Si las incompatibilidades entre el método y la finalidad de la economía y los de la psicología bastan para debelar las bases de las teorías de Thaler y de sus compañeros de escuela, las implicaciones políticas derivadas de ellas son muy inquietantes. La asunción de la irracionalidad del hombre común y, en este caso, de los resultados de su acción en un mercado libre les lleva a plantear la necesidad de que alguien, el Estado, intervenga para corregir esa situación. Los paladines de la economía del comportamiento definen su programa en este campo con el eufemismo de paternalismo liberal, en contraposición al anti-paternalismo del liberalismo clásico y al paternalismo duro de naturaleza autoritaria o totalitaria.
La aceptación de que el paternalismo y el intervencionismo estatales son precisos para evitar que la gente actúe en su perjuicio, plantea la cuestión de dónde y en qué dosis han de aplicarse esas terapias curativas. El primer e insalvable obstáculo para responder a esas preguntas es cómo se determina y se prueba que el comportamiento o las elecciones adoptadas por un ser humano adulto son irracionales en vez de ser una expresión de unas preferencias diferentes a las estimadas correctas, buenas o convenientes por el Estado y sus servidores. Esta cautela introduce la presencia de un grado inasumible de discrecionalidad. Ni la teoría ni la evidencia proporcionan base alguna para determinar cuál es el interés real y verdadero de los ciudadanos, oculto bajo una capa de irracionalidad que sólo los santones neo paternalistas arropados en la bandera de la economía del comportamiento son capaces de descubrir.
En segundo lugar, es difícil creer que los burócratas y los políticos están, por no se sabe muy bien qué poción mágica o fenómeno sobrenatural, provistos de la hiper-racionalidad o, al menos, por la racionalidad que se niega al individuo medio en sus decisiones privadas. Esta esquizofrenia, este desdoblamiento arbitrario y tosco de la naturaleza humana es insostenible desde cualquier óptica y existe una abrumadora literatura y evidencia empírica de ello. Si el homo psichologicus de Thaler y su insuperable irracionalidad es un rasgo determinante del individuo, esa característica afecta a todos los seres humanos. Esta es una falla lógica insuperable en la doctrina del último Nobel de Economía y de toda la línea de pensamiento asociada a ella.
La economía del comportamiento o, mejor, la economía psicológica económica carece de fundamentos sólidos, es inconsistente en el plano lógico y permite tanto una expansión casi ilimitada del sector público en la economía como la reducción de la libertad individual.

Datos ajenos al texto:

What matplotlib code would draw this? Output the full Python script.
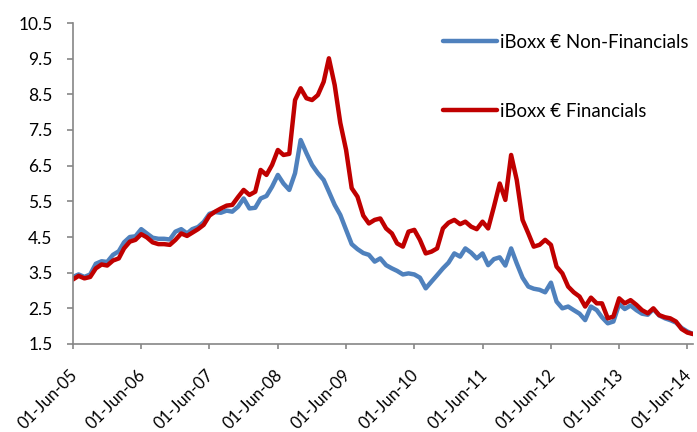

La causa en favor de los mercados libres no reside en que las elecciones de cada individuo sean perfectas sino, entre otras cosas, en la dilatada experiencia de que la burocracia es un pésimo sustituto de las decisiones tomadas por los individuos en libertad. Las limitaciones del intelecto humano son precisamente unos de los cimientos a favor de mercados libres y competitivos que permiten, a través de los precios, proporcionar el conocimiento y la información dispersa en una economía.